» **Description of the task**:
Write out again, exactly as they appear, the lines from the line with "Output the web" through the line with "const xLabelled = [100, 1000];". Do not include any pictures.

---------- Provided records ----------

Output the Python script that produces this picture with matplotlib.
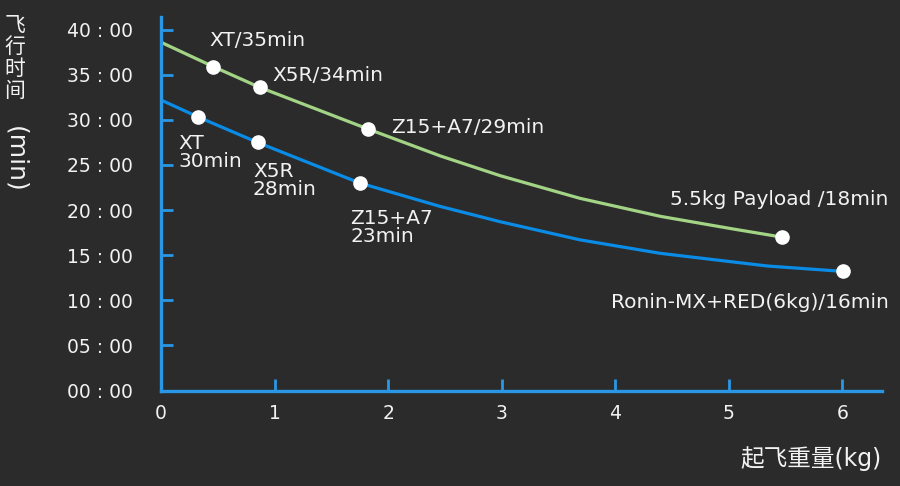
import matplotlib
matplotlib.use("Agg")
import matplotlib.pyplot as plt

plt.rcParams['font.family'] = ['DejaVu Sans', 'Noto Sans CJK SC']

BG = '#2b2b2b'
AXIS_BLUE = '#2a97e6'
LINE_BLUE = '#0a8ce6'
LINE_GREEN = '#a3d486'
WHITE = '#f2f2f2'

# Curves (takeoff weight kg, flight time min)
green_x = [0.0, 0.46, 0.87, 1.82, 2.46, 2.99, 3.69, 4.40, 5.04, 5.47]
green_y = [38.6, 35.9, 33.6, 29.0, 26.0, 23.8, 21.3, 19.3, 17.9, 17.0]
blue_x = [0.0, 0.33, 0.85, 1.75, 2.46, 2.99, 3.69, 4.40, 5.34, 6.01]
blue_y = [32.2, 30.3, 27.5, 23.0, 20.4, 18.7, 16.7, 15.2, 13.8, 13.2]

# Marked points
green_pts_x = [0.46, 0.87, 1.82, 5.47]
green_pts_y = [35.9, 33.6, 29.0, 17.0]
green_labels = ['XT/35min', 'X5R/34min', 'Z15+A7/29min', '5.5kg Payload /18min']
blue_pts_x = [0.33, 0.85, 1.75, 6.01]
blue_pts_y = [30.3, 27.5, 23.0, 13.2]
blue_labels = ['XT\n30min', 'X5R\n28min', 'Z15+A7\n23min', 'Ronin-MX+RED(6kg)/16min']

x_ticks = [0, 1, 2, 3, 4, 5, 6]
y_ticks = [0, 5, 10, 15, 20, 25, 30, 35, 40]
y_tick_labels = ['00 : 00', '05 : 00', '10 : 00', '15 : 00', '20 : 00',
                 '25 : 00', '30 : 00', '35 : 00', '40 : 00']

fig = plt.figure(figsize=(9, 4.86), dpi=100, facecolor=BG)
ax = fig.add_axes([161/900, 1-390.5/486, (882-161)/900, (390.5-17)/486], facecolor=BG)

ax.plot(green_x, green_y, color=LINE_GREEN, lw=2.3, solid_capstyle='round',
        solid_joinstyle='round', zorder=2)
ax.plot(blue_x, blue_y, color=LINE_BLUE, lw=2.3, solid_capstyle='round',
        solid_joinstyle='round', zorder=2)
ax.plot(green_pts_x, green_pts_y, 'o', color='white', ms=9.5, zorder=3)
ax.plot(blue_pts_x, blue_pts_y, 'o', color='white', ms=9.5, zorder=3)

ax.set_xlim(0, 6.35)
ax.set_ylim(0, 41.4)

fs = 14.5
g_pos = [(0.43, 38.8, 'left'), (0.98, 34.9, 'left'), (2.03, 29.1, 'left'), (6.41, 21.2, 'right')]
for (tx, ty, ha), lab in zip(g_pos, green_labels):
    ax.text(tx, ty, lab, color=WHITE, fontsize=fs, ha=ha, va='center', clip_on=False)
b_pos = [(0.15, 26.4, 'left'), (0.81, 23.3, 'left'), (1.67, 18.1, 'left'), (6.41, 9.8, 'right')]
for (tx, ty, ha), lab in zip(b_pos, blue_labels):
    ax.text(tx, ty, lab, color=WHITE, fontsize=fs, ha=ha, va='center',
            linespacing=0.95, clip_on=False)

for s in ['top', 'right']:
    ax.spines[s].set_visible(False)
for s in ['left', 'bottom']:
    ax.spines[s].set_color(AXIS_BLUE)
    ax.spines[s].set_linewidth(2.4)

ax.set_xticks(x_ticks)
ax.set_xticklabels([str(v) for v in x_ticks])
ax.set_yticks(y_ticks)
ax.set_yticklabels(y_tick_labels)
ax.tick_params(axis='both', direction='in', length=8.5, width=2.0, color=AXIS_BLUE,
               labelcolor=WHITE, labelsize=13.5)
ax.tick_params(axis='y', pad=20)
ax.tick_params(axis='x', pad=10)

# axis titles
fig.text(15/900, 1-58/486, '飞\n行\n时\n间', color=WHITE, fontsize=15, ha='center', va='center',
         linespacing=1.0, family=['Noto Sans CJK SC'])
fig.text(15/900, 1-159/486, '(min)', color=WHITE, fontsize=18, ha='center', va='center',
         rotation=-90)
fig.text(882/900, 1-459/486, '起飞重量(kg)', color=WHITE, fontsize=17, ha='right', va='center')

fig.savefig('out.png', dpi=100, facecolor=BG)
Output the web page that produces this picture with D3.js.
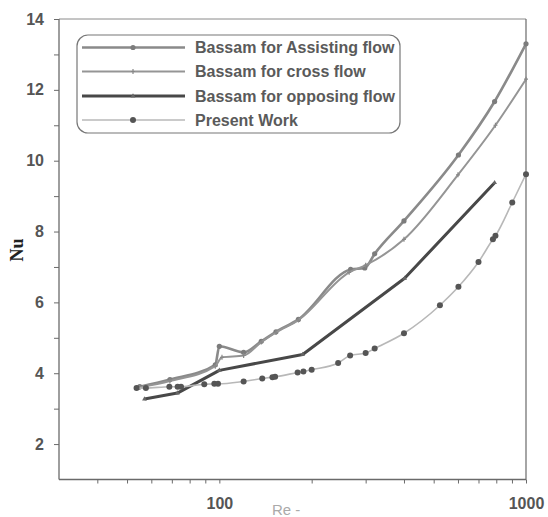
<!DOCTYPE html>
<html>
<head>
<meta charset="utf-8">
<script src="https://cdn.jsdelivr.net/npm/d3@7"></script>
<style>
  html, body { margin: 0; padding: 0; background: #fff; }
  svg { display: block; }
</style>
</head>
<body>
<svg id="chart" width="548" height="517"></svg>
<script>
// Nusselt number vs Reynolds number, four data series
const seriesNames = [
  "Bassam for Assisting flow",
  "Bassam for cross flow",
  "Bassam for opposing flow",
  "Present Work"
];

const assistRe = [55, 69, 97, 100, 120, 137, 153, 181, 268, 298, 321, 400, 602, 790, 1000];
const assistNu = [3.62, 3.82, 4.24, 4.76, 4.59, 4.9, 5.17, 5.52, 6.93, 6.97, 7.37, 8.3, 10.16, 11.67, 13.3];

const crossRe = [55, 69, 97, 102, 120, 137, 153, 181, 265, 300, 400, 600, 795, 1000];
const crossNu = [3.6, 3.78, 4.2, 4.45, 4.5, 4.88, 5.15, 5.5, 6.85, 7.05, 7.78, 9.6, 11.0, 12.3];

const opposeRe = [57, 73, 100, 187, 402, 790];
const opposeNu = [3.27, 3.44, 4.08, 4.53, 6.68, 9.38];

const presentRe = [53.7, 57.6, 68.7, 73.1, 75, 89.3, 96.3, 99, 120, 138, 149, 152, 180, 188, 200, 244, 267, 300, 321, 400, 524, 602, 700, 780, 795, 902, 1000];
const presentNu = [3.58, 3.58, 3.62, 3.62, 3.62, 3.69, 3.70, 3.70, 3.77, 3.85, 3.89, 3.9, 4.02, 4.05, 4.1, 4.29, 4.5, 4.57, 4.7, 5.13, 5.92, 6.44, 7.14, 7.78, 7.88, 8.82, 9.62];

const yTicks = [2, 3, 4, 5, 6, 7, 8, 9, 10, 11, 12, 13, 14];
const xTicks = [40, 50, 60, 70, 80, 90, 100, 200, 300, 400, 500, 600, 700, 800, 900, 1000];
const xLabelled = [100, 1000];

const svg = d3.select("#chart");
const plotLeft = 59, plotRight = 526, plotTop = 19, plotBottom = 479.5;

const x = d3.scaleLog().domain([30, 1000]).range([plotLeft, plotRight]);
const y = d3.scaleLinear().domain([1, 14]).range([plotBottom, plotTop]);

const axisColor = "#6a6a6a";
const labelFont = "'Liberation Sans', Arial, sans-serif";

// frame: top and right edges
svg.append("line").attr("x1", plotLeft).attr("x2", plotRight).attr("y1", plotTop).attr("y2", plotTop)
  .attr("stroke", "#8a8a8a").attr("stroke-width", 1);
svg.append("line").attr("x1", plotRight).attr("x2", plotRight).attr("y1", plotTop).attr("y2", plotBottom)
  .attr("stroke", "#6a6a6a").attr("stroke-width", 1.2);

// y axis
const yAxis = svg.append("g").attr("transform", `translate(${plotLeft},0)`)
  .call(d3.axisLeft(y).tickValues(yTicks).tickSize(5).tickPadding(10)
    .tickFormat(d => d % 2 === 0 ? d : ""));
// x axis
const xAxis = svg.append("g").attr("transform", `translate(0,${plotBottom})`)
  .call(d3.axisBottom(x).tickValues(xTicks).tickSize(4).tickPadding(14)
    .tickFormat(d => xLabelled.includes(d) ? d : ""));

[yAxis, xAxis].forEach(g => {
  g.select(".domain").attr("stroke", axisColor).attr("stroke-width", 1.3);
  g.selectAll(".tick line").attr("stroke", axisColor).attr("stroke-width", 1);
  g.selectAll(".tick text").attr("fill", "#555").attr("font-family", labelFont)
    .attr("font-size", 16).attr("font-weight", "bold");
});
yAxis.select(".domain").attr("d", `M0,${plotBottom}V${plotTop}`);
xAxis.select(".domain").attr("d", `M${plotLeft},0H${plotRight}`);

// axis titles
svg.append("text").attr("transform", "translate(23,250) rotate(-90)")
  .attr("text-anchor", "middle").attr("font-family", "'Liberation Serif', 'Times New Roman', serif")
  .attr("font-weight", "bold").attr("font-size", 18).attr("fill", "#222").text("Nu");
svg.append("text").attr("x", 272).attr("y", 515)
  .attr("font-family", labelFont).attr("font-size", 15).attr("fill", "#aaa").text("Re -");

// series definitions
const series = [
  { name: seriesNames[0], re: assistRe, nu: assistNu, stroke: "#8a8a8a", width: 2.6, marker: "circle", mcolor: "#7c7c7c", curve: d3.curveMonotoneX },
  { name: seriesNames[1], re: crossRe, nu: crossNu, stroke: "#959595", width: 2, marker: "plus", mcolor: "#888", curve: d3.curveMonotoneX },
  { name: seriesNames[2], re: opposeRe, nu: opposeNu, stroke: "#484848", width: 3, marker: "tri", mcolor: "#666", curve: d3.curveLinear },
  { name: seriesNames[3], re: presentRe, nu: presentNu, stroke: "#b8b8b8", width: 1.6, marker: "dot", mcolor: "#555", curve: d3.curveMonotoneX }
];

function drawMarker(g, kind, cx, cy, color) {
  if (kind === "circle") {
    g.append("circle").attr("cx", cx).attr("cy", cy).attr("r", 2.6).attr("fill", color);
  } else if (kind === "plus") {
    g.append("path").attr("d", `M${cx - 2},${cy}H${cx + 2}M${cx},${cy - 2.5}V${cy + 2.5}`)
      .attr("stroke", color).attr("stroke-width", 1.2);
  } else if (kind === "tri") {
    g.append("path").attr("d", d3.symbol(d3.symbolTriangle, 10)()).attr("transform", `translate(${cx},${cy})`)
      .attr("fill", color);
  } else {
    g.append("circle").attr("cx", cx).attr("cy", cy).attr("r", 3).attr("fill", color);
  }
}

const plot = svg.append("g");
series.forEach(s => {
  const pts = s.re.map((r, i) => [r, s.nu[i]]);
  const line = d3.line().x(d => x(d[0])).y(d => y(d[1])).curve(s.curve);
  plot.append("path").datum(pts).attr("d", line).attr("fill", "none")
    .attr("stroke", s.stroke).attr("stroke-width", s.width).attr("stroke-linejoin", "round");
  const mg = plot.append("g");
  pts.forEach(p => drawMarker(mg, s.marker, x(p[0]), y(p[1]), s.mcolor));
});

// legend
const lg = svg.append("g");
lg.append("rect").attr("x", 77).attr("y", 35).attr("width", 323).attr("height", 98)
  .attr("rx", 11).attr("ry", 11).attr("fill", "#fff").attr("stroke", "#777").attr("stroke-width", 1.2);
const rowY = [47.5, 71.5, 96, 120];
series.forEach((s, i) => {
  lg.append("line").attr("x1", 82).attr("x2", 185).attr("y1", rowY[i]).attr("y2", rowY[i])
    .attr("stroke", s.stroke).attr("stroke-width", s.width);
  drawMarker(lg, s.marker, 133, rowY[i], s.mcolor);
  lg.append("text").attr("x", 195).attr("y", rowY[i]).attr("dy", "0.36em")
    .attr("font-family", labelFont).attr("font-size", 16).attr("font-weight", "bold")
    .attr("fill", "#5a5a5a").text(s.name);
});
</script>
</body>
</html>
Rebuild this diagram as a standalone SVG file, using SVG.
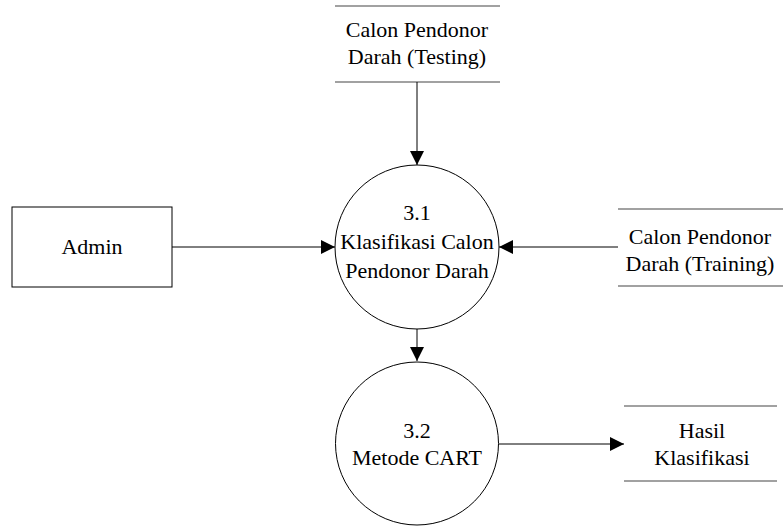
<svg xmlns="http://www.w3.org/2000/svg" width="783" height="526" viewBox="0 0 783 526">
<defs>
<marker id="arr" markerUnits="userSpaceOnUse" viewBox="0 0 14 14" refX="14" refY="7" markerWidth="14" markerHeight="14" orient="auto">
<path d="M0,0 L14,7 L0,14 Z" fill="#000"/>
</marker>
</defs>
<rect width="783" height="526" fill="#fff"/>
<g id="store-testing">
<line x1="335" y1="6" x2="500" y2="6" stroke="#444" stroke-width="1.2"/>
<line x1="335" y1="82" x2="500" y2="82" stroke="#444" stroke-width="1.2"/>
<text x="417" y="37" font-family="Liberation Serif" font-size="22" text-anchor="middle">Calon Pendonor</text>
<text x="417" y="64" font-family="Liberation Serif" font-size="22" text-anchor="middle">Darah (Testing)</text>
</g>
<g id="admin">
<rect x="12" y="207" width="160" height="80" fill="#fff" stroke="#000"/>
<text x="92" y="254" font-family="Liberation Serif" font-size="22" text-anchor="middle">Admin</text>
</g>
<g id="process-3-1">
<circle cx="417" cy="247" r="82" fill="#fff" stroke="#000"/>
<text x="417" y="220" font-family="Liberation Serif" font-size="22" text-anchor="middle">3.1</text>
<text x="417" y="249" font-family="Liberation Serif" font-size="22" text-anchor="middle">Klasifikasi Calon</text>
<text x="417" y="278" font-family="Liberation Serif" font-size="22" text-anchor="middle">Pendonor Darah</text>
</g>
<g id="store-training">
<line x1="618" y1="209" x2="783" y2="209" stroke="#444" stroke-width="1.2"/>
<line x1="618" y1="286" x2="783" y2="286" stroke="#444" stroke-width="1.2"/>
<text x="700" y="244" font-family="Liberation Serif" font-size="22" text-anchor="middle">Calon Pendonor</text>
<text x="700" y="271" font-family="Liberation Serif" font-size="22" text-anchor="middle">Darah (Training)</text>
</g>
<g id="process-3-2">
<circle cx="417" cy="443.5" r="81.5" fill="#fff" stroke="#000"/>
<text x="417" y="438" font-family="Liberation Serif" font-size="22" text-anchor="middle">3.2</text>
<text x="417" y="465" font-family="Liberation Serif" font-size="22" text-anchor="middle">Metode CART</text>
</g>
<g id="store-hasil">
<line x1="624" y1="406" x2="777" y2="406" stroke="#444" stroke-width="1.2"/>
<line x1="624" y1="481" x2="777" y2="481" stroke="#444" stroke-width="1.2"/>
<text x="702" y="438" font-family="Liberation Serif" font-size="22" text-anchor="middle">Hasil</text>
<text x="702" y="465" font-family="Liberation Serif" font-size="22" text-anchor="middle">Klasifikasi</text>
</g>
<g id="connectors">
<line x1="417" y1="82" x2="417" y2="165" stroke="#000" marker-end="url(#arr)"/>
<line x1="172" y1="247" x2="335" y2="247" stroke="#000" marker-end="url(#arr)"/>
<line x1="618" y1="247" x2="499" y2="247" stroke="#000" marker-end="url(#arr)"/>
<line x1="417" y1="329" x2="417" y2="361" stroke="#000" marker-end="url(#arr)"/>
<line x1="499" y1="444" x2="624" y2="444" stroke="#000" marker-end="url(#arr)"/>
</g>
</svg>
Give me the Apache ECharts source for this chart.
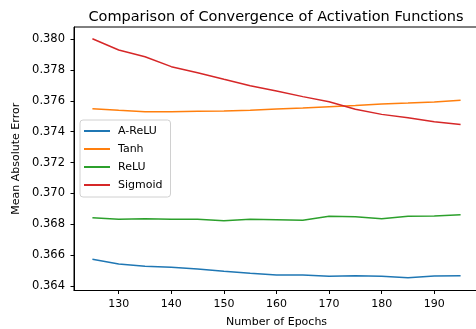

----------

» **Answer to this exercise**:
Output the web page that produces this picture with D3.js.
<!DOCTYPE html>
<html>
<head>
<meta charset="utf-8">
<script src="https://cdn.jsdelivr.net/npm/d3@7"></script>
<style>
  html, body { margin: 0; padding: 0; background: #fff; }
  svg { display: block; }
</style>
</head>
<body>
<svg id="chart" width="548" height="517"></svg>
<script>
// Nusselt number vs Reynolds number, four data series
const seriesNames = [
  "Bassam for Assisting flow",
  "Bassam for cross flow",
  "Bassam for opposing flow",
  "Present Work"
];

const assistRe = [55, 69, 97, 100, 120, 137, 153, 181, 268, 298, 321, 400, 602, 790, 1000];
const assistNu = [3.62, 3.82, 4.24, 4.76, 4.59, 4.9, 5.17, 5.52, 6.93, 6.97, 7.37, 8.3, 10.16, 11.67, 13.3];

const crossRe = [55, 69, 97, 102, 120, 137, 153, 181, 265, 300, 400, 600, 795, 1000];
const crossNu = [3.6, 3.78, 4.2, 4.45, 4.5, 4.88, 5.15, 5.5, 6.85, 7.05, 7.78, 9.6, 11.0, 12.3];

const opposeRe = [57, 73, 100, 187, 402, 790];
const opposeNu = [3.27, 3.44, 4.08, 4.53, 6.68, 9.38];

const presentRe = [53.7, 57.6, 68.7, 73.1, 75, 89.3, 96.3, 99, 120, 138, 149, 152, 180, 188, 200, 244, 267, 300, 321, 400, 524, 602, 700, 780, 795, 902, 1000];
const presentNu = [3.58, 3.58, 3.62, 3.62, 3.62, 3.69, 3.70, 3.70, 3.77, 3.85, 3.89, 3.9, 4.02, 4.05, 4.1, 4.29, 4.5, 4.57, 4.7, 5.13, 5.92, 6.44, 7.14, 7.78, 7.88, 8.82, 9.62];

const yTicks = [2, 3, 4, 5, 6, 7, 8, 9, 10, 11, 12, 13, 14];
const xTicks = [40, 50, 60, 70, 80, 90, 100, 200, 300, 400, 500, 600, 700, 800, 900, 1000];
const xLabelled = [100, 1000];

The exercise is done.